The US Courts of Appeals are grouped in 11 Circuits in addition to the so called special DC Circuit. As of 15 September 2018, the 1st Circuit is the only one which has not had any vacancies since the last general election and as such it has a stable 4-2 Democratic majority. The 2nd Circuit has 3 vacancies but even if filled by President Trump, it will retain a Democratic majority of 7-6. The 3rd Circuit has 2 vacancies and it has already seen 1 judge appointed to its bench by President Trump in addition to 4 judges appointed by previous Republican Presidents so assuming President Trump fills those 2 empty seats, the Circuit will be evenly split 7-7 between the Republican and Democratic appointees. The 4th Circuit has also had 2 judges appointed to its bench by President Trump on top of 4 judges appointed by previous Republican Presidents but it retains a stable Democratic majority of 8-6. The 5th Circuit currently has 1 vacancy, 5 Trump appointees and 6 other Republican-appointed judges making its overwhelmingly Republican 12-5. The 6th Circuit is also overwhelmingly Republican with 4 Trump appointees on top of 7 other Republican-appointed judges adding up to a strong 11-5 Republican majority. The situation is similar in the 7th Circuit which has 4 Trump appointees in addition to other 5 judges appointed by previous Republican Presidents adding up to a stable 9-2 Republican majority. This is again seen in the 8th Circuit where President Trump has appointed 3 judges on top of 7 other Republican-appointed judges adding up to an overwhelming Republican majority of 10-1. The most liberal of all the Circuits, the famous 9th Circuit currently has 7 vacancies, 1 Trump appointee and another 5 Republican-appointed judges but even assuming all those vacancies are filled by President Trump, the Circuit will nevertheless retain a stable Democratic majority of 16-13. A stable Democratic majority of 7-5 will also hold in the 10th Circuit where President Trump has appointed 2 judges on top of another 3 appointed by previous Republican Presidents. The 11th Circuit is another Circuit which is evenly split 6-6 between the Democratic and Republican appointees after President Trump has appointed 3 judges in addition to another 3 Republican-appointed judges already on the bench. Finally, the DC Circuit consisting of 1 Trump appointee and 3 other Republican-appointed judges also retains a stable Democratic majority of 7-4.

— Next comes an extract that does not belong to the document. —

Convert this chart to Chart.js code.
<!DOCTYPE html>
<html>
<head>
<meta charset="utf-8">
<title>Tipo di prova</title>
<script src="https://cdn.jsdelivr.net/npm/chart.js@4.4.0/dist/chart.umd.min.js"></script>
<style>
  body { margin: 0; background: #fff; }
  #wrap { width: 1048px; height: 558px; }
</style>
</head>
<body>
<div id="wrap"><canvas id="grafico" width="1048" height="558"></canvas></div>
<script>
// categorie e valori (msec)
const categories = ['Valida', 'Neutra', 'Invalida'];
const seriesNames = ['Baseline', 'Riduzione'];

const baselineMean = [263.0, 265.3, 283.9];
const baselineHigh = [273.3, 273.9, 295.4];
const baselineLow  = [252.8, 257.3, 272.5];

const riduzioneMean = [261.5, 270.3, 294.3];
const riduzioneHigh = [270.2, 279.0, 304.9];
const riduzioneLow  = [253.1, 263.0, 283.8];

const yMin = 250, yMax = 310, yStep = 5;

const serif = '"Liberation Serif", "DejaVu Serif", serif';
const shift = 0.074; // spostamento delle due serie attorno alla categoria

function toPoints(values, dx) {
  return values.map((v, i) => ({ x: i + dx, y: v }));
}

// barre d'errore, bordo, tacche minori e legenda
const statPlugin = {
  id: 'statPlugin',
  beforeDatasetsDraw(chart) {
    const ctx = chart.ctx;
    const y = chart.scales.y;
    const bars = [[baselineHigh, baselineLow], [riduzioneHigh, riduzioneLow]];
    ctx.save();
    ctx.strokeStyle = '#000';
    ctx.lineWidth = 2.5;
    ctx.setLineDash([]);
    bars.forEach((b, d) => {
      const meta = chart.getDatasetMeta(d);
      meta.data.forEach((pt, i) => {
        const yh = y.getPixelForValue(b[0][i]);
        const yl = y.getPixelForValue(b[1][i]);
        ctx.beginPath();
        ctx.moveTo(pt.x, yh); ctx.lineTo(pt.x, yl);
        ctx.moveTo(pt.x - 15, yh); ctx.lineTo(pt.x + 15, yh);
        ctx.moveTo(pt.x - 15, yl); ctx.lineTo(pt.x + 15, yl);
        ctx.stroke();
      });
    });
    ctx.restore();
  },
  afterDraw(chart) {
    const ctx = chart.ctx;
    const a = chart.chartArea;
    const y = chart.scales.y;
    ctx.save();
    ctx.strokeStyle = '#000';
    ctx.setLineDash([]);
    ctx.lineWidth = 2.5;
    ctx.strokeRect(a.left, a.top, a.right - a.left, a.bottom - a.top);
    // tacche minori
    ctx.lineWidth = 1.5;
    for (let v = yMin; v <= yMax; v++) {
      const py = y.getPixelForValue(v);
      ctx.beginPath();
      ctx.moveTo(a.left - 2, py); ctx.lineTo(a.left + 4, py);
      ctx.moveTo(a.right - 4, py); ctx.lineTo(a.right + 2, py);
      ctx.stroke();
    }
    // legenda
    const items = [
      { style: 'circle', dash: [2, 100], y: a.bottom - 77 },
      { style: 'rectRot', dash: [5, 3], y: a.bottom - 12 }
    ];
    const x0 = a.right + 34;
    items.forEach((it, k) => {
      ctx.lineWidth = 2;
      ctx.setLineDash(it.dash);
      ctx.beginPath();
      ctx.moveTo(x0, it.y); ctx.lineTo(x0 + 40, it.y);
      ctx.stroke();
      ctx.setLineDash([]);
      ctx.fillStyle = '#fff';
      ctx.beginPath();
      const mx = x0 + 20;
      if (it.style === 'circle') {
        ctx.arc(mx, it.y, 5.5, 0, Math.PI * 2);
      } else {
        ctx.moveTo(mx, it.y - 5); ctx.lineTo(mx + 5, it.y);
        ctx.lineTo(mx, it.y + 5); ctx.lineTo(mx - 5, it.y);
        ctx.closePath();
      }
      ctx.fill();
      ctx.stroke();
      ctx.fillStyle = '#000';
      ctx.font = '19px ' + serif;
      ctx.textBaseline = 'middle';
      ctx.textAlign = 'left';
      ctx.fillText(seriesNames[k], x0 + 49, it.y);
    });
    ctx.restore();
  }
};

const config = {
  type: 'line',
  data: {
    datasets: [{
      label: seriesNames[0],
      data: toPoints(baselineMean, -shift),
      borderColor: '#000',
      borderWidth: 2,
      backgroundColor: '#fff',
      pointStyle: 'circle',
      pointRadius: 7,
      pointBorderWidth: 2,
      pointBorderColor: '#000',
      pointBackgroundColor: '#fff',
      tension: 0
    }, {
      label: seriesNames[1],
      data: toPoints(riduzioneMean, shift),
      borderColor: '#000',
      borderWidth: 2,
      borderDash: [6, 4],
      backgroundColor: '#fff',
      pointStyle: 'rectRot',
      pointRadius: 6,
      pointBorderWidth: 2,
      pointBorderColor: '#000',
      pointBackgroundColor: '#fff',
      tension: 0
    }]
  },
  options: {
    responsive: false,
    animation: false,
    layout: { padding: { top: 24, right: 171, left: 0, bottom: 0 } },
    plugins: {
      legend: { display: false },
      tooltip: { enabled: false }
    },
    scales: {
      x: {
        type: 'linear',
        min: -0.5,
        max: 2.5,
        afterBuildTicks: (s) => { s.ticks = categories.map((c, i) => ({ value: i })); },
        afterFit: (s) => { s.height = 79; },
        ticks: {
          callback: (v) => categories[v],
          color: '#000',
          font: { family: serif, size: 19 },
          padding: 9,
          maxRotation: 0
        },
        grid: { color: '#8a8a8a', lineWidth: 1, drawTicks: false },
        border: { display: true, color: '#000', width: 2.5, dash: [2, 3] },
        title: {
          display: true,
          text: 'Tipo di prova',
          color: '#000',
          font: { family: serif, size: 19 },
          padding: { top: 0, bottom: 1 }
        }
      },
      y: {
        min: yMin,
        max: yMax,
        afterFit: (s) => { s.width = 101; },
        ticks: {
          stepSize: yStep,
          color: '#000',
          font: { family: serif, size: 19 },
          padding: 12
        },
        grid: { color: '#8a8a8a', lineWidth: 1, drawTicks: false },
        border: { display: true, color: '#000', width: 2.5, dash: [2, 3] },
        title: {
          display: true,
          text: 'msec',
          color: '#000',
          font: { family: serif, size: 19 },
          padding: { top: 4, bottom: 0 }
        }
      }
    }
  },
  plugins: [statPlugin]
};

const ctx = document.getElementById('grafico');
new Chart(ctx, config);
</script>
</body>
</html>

Given the structure of vacancies inherited by President Trump, it is unlikely that his appointments will be able to flip any Appeal Circuit. As of 15 September 2018, despite any appointments made so far, and any other likely to be made in President Trump’s first term, Democratic-appointed judges hold majorities in 6 Circuits (1st, 2nd, 4th, 9th, 10th and the DC Circuit) and Republican-appointed judges hold majorities in 4 Circuits (5th, 6th, 7th and 8th). The only difference made by President Trump’s appointments to the Appeal Courts could be observed in the 3rd and 11th Circuits which moved from stable Democratic majorities to being evenly split. In any event, with the appointment of Judge Gorsuch and the likely appointment of Judge Kavanaugh to the US Supreme Court, it is not the Appeal Courts where President Trump intends to make his judicial legacy most visible.